25. The applicant has provided a summary near the end of his discussions paper. He asserts that, when s 36-20(1) refers to "losses and outgoings" provided that they were incurred in deriving that exempt income, there is no logical reason to suppose that there is an implied exclusion depending on the particular year in which the losses and outgoings were incurred. It is clear that s 36-20(1) does not include losses and outgoings incurred in previous years of income. For the sake of clarity, it might be best if the section were amended to be expressed in the manner the applicant has suggested, i.e. that "losses and outgoings" excludes losses and outgoings of previous years.

26. Further, the applicant asserts that the respondent's interpretation is obviously not what was intended and he has referred to s 15AA of the Acts Interpretation Act 1901 (Cth), which relevantly reads:

" Interpretation best achieving Act's purpose or object
In interpreting a provision of an Act, the interpretation that would best achieve the purpose or object of the Act (whether or not that purpose or object is expressly stated in the Act) is to be preferred to each other interpretation. "
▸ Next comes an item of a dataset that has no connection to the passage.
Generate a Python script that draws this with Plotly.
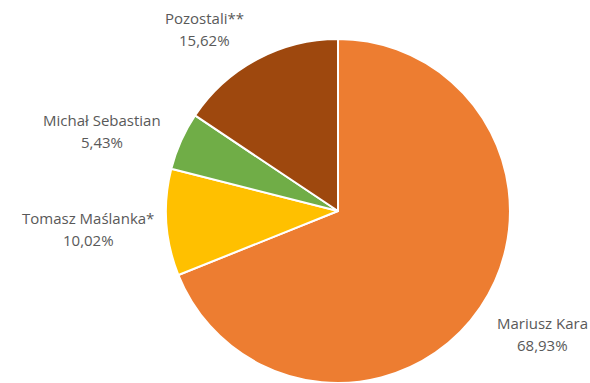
import plotly.graph_objects as go

labels = ["Mariusz Kara", "Tomasz Maślanka*", "Michał Sebastian", "Pozostali**"]
values = [68.93, 10.02, 5.43, 15.62]
colors = ["#ED7D31", "#FFC000", "#70AD47", "#9E480E"]
label_pos = [(542, 323), (88, 218), (102, 120), (204, 18)]  # pixel centers of first label line

W, H = 590, 383

fig = go.Figure(go.Pie(
    labels=labels, values=values, sort=False, direction="clockwise", rotation=0,
    marker=dict(colors=colors, line=dict(color="white", width=2)),
    textinfo="none", hoverinfo="label+percent",
    domain=dict(x=[165 / W, 511 / W], y=[0, 0.898]),
    showlegend=False,
))

font = dict(family="Open Sans", size=15, color="#595959")
for lab, v, (px, py) in zip(labels, values, label_pos):
    for txt, dy in ((lab, 0), (f"{v:.2f}%".replace(".", ","), 22)):
        fig.add_annotation(
            x=px / W, y=1 - (py + dy) / H, xref="paper", yref="paper",
            text=txt, showarrow=False, xanchor="center", yanchor="middle",
            font=font,
        )

fig.update_layout(
    width=W, height=H, margin=dict(l=0, r=0, t=0, b=0),
    paper_bgcolor="white", plot_bgcolor="white",
)
fig.write_html("out.html")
27. As I have explained, the purpose or object of Subdivision 36-A (including s 36-20(1)) is to show how to calculate a tax loss for an income year (s 36-10) and how to deduct tax losses of entities other than corporate tax entities (s 36-15). In my view, the requirements of s 15AA of the Acts Interpretation Act 1901 have been satisfied.

28. The applicant has made other comments concerning certain of the respondent's particular submissions. Given the circumstances of the applicant's case and the approach he has legitimately taken, I see no advantage in addressing the other comments he has made in his discussions paper.

SUMMARY

29. To summarise, in my opinion the respondent has correctly interpreted the provisions of s 36-20(1) of the ITAA 1997. That interpretation is consistent with the correct interpretation of s 36-10 and s 36-15 that I have outlined in paragraphs 8 - 15 above.